American Crows (Corvus brachyrhynchos) have become common urban birds, both roosting and breeding in cities and towns. Their presence in urban areas is a relatively recent phenomenon, having become common perhaps only in the last 30 years. With an increase in gun laws and a changing public attitude toward crows, urban areas could be newly available breeding opportunities. Fewer nest predators and dependable food supplies could even make cities preferred nesting localities. Another possibility exists, however, that cities could be ecological traps: attractive nesting areas that do not allow breeders to replace themselves in the population.
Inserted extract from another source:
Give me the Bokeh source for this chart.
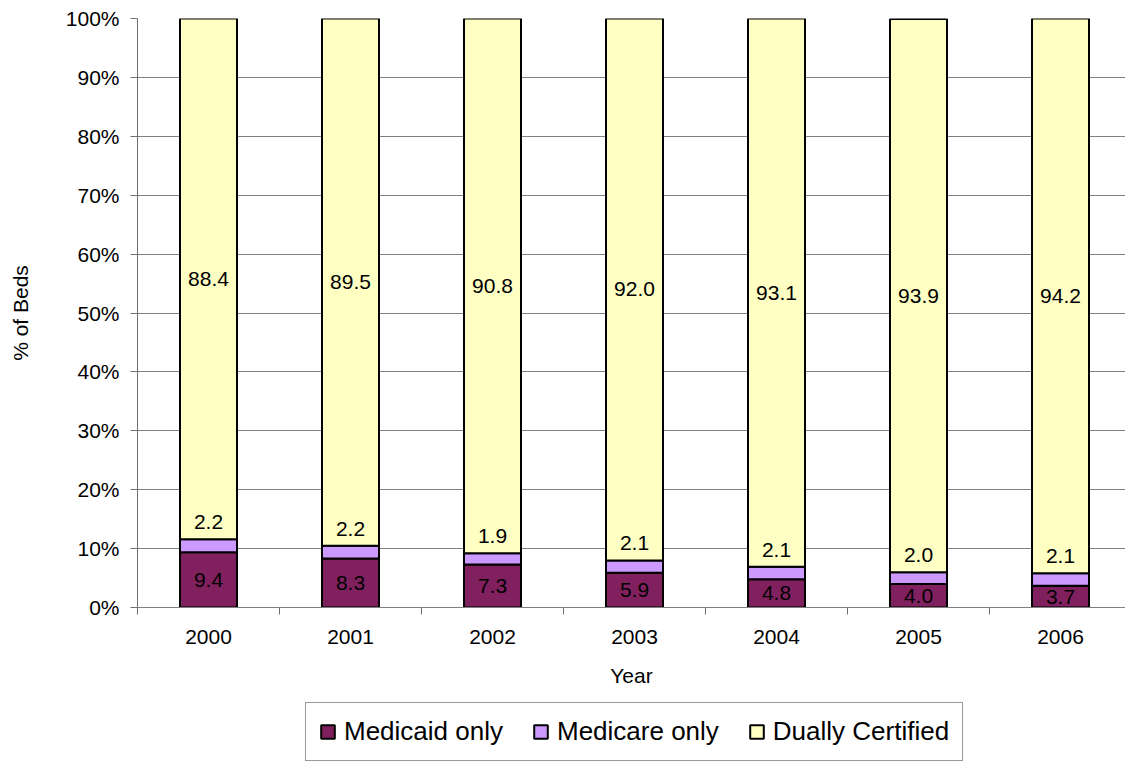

This study examined nesting biology of urban and rural crows around Ithaca, New York. Comparisons were made of timing of nesting, nest density, helper presence, nest success, chick growth, and fledgling survival. Urban American Crows nested significantly earlier and at higher densities than rural crows. Nest success was equal between the areas, but rural nests produced significantly larger young. Crows produced in town had high survival and some eventually were able to gain breeding opportunities. Urban nesting appears to be an opportunity, not a trap.